Elle présentera au public des cadeaux diplomatiques offerts par l’avant-dernier Shôgun Iemochi à Napoléon III lors de deux ambassades japonaises en 1862 et 1864. Un temps exposé et admiré, cet ensemble d’œuvres d’art a par la suite été rangé dans les réserves du château et progressivement oublié. L’exposition donne ainsi vie à un ensemble d’œuvres au statut particulier, situées à une période de transition où le Japon fait ses premiers pas sur la scène internationale.
Les ambassades itinérantes de 1862 et 1864 avaient pour ambition de sonder les intentions des gouvernements européens et de tenter de renégocier les traités dits inégaux qui venaient d’être signés suite à l’ouverture forcée du Japon par le Commodore Perry en 1854. Le Japon, par son inscription dans le monde sinisé, avait une grande expérience de l’art d’offrir des cadeaux. C’est donc en s’appuyant sur cette tradition qu’il envoie en France des peintures, des objets en laque et dans d’autres matières.

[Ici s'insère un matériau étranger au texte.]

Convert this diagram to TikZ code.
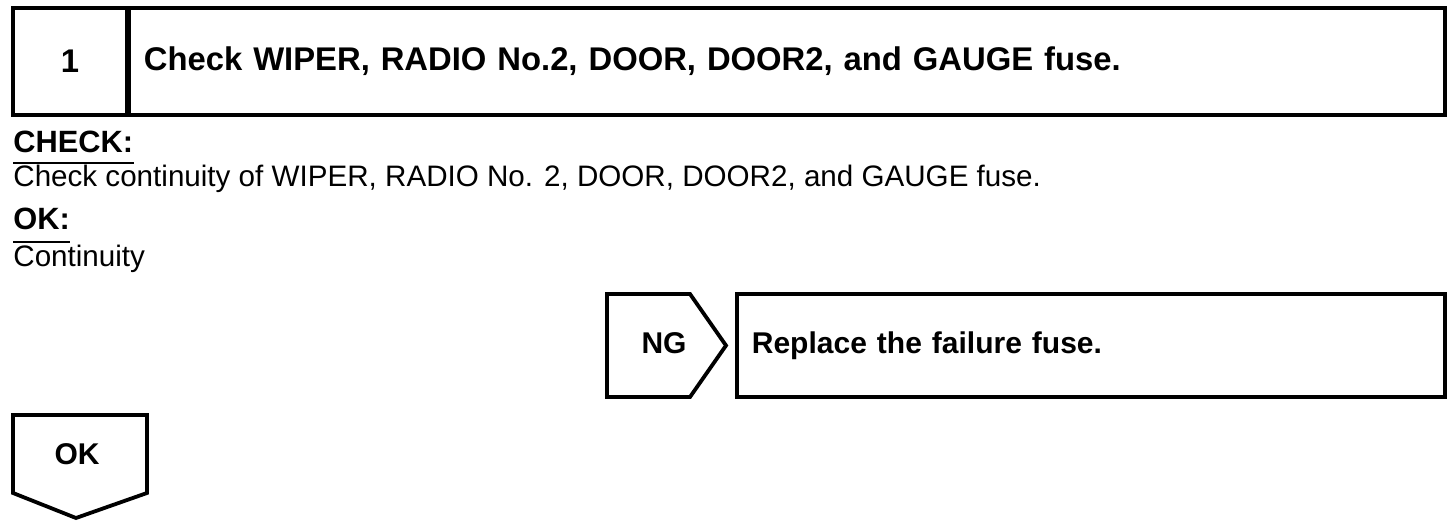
\documentclass[tikz,border=0pt]{standalone}
\usepackage{fontspec}
\setmainfont{Liberation Sans}
\usetikzlibrary{positioning}
\tikzset{
  box/.style={draw, line width=1.9pt, inner sep=7.5pt, align=left},
  headfont/.style={font=\fontsize{16.4}{20}\selectfont\bfseries},
  tagfont/.style={font=\fontsize{15}{18}\selectfont\bfseries},
  bodytext/.style={anchor=base west, inner sep=0pt, font=\fontsize{14.8}{17}\selectfont},
  labeltext/.style={bodytext, font=\fontsize{15.4}{17}\selectfont\bfseries},
  uline/.style={line width=1pt}
}
\begin{document}
\begin{tikzpicture}[x=0.5pt, y=-0.5pt]
\useasboundingbox (0,0) rectangle (1456,528);
% step header
\node[box, headfont, align=center, minimum width=57pt, minimum height=53.5pt] (num) at (70,61.5) {1};
\node[box, headfont, text width=643pt, minimum height=53.5pt, anchor=west] (title) at (127,61.5) {Check WIPER, RADIO No.2, DOOR, DOOR2, and GAUGE fuse.};
% check / ok text
\node[labeltext] (chk) at (13,153) {CHECK:};
\draw[uline] ([yshift=-5pt]chk.base west) -- ([yshift=-5pt]chk.base east);
\node[bodytext] (chktext) at (13,187) {Check continuity of WIPER, RADIO No. 2, DOOR, DOOR2, and GAUGE fuse.};
\node[labeltext] (ok) at (13,230) {OK:};
\draw[uline] ([yshift=-6pt]ok.base west) -- ([yshift=-6pt]ok.base east);
\node[bodytext] (oktext) at (13,267) {Continuity};
% NG branch
\draw[line width=1.9pt] (607,294) -- (690,294) -- (726,345.5) -- (690,397) -- (607,397) -- cycle;
\node[tagfont] (ng) at (664,343) {NG};
\node[box, tagfont, text width=339pt, minimum height=51.5pt, anchor=west] (fix) at (735,345.5) {Replace the failure fuse.};
% OK branch
\draw[line width=1.9pt] (13,415) -- (147,415) -- (147,493) -- (76,518) -- (13,493) -- cycle;
\node[tagfont] (okbr) at (77,454) {OK};
\end{tikzpicture}
\end{document}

Les archives diplomatiques japonaises nous renseignent sur le soin qui a présidé au choix des œuvres et sur le processus de fabrication – ce sont les peintres officiels du shogunat qui ont réalisé les kakemono et le paravent – et comment elles ont parfois été adaptées au goût occidental. Ces présents
doivent avant tout permettre au Japon de manifester son prestige sur la scène internationale. Mais leur présence au château de Fontainebleau s’inscrit aussi dans la grande tradition du goût des élites européennes pour l’art de l’Asie orientale, à la veille de l’éclosion du japonisme.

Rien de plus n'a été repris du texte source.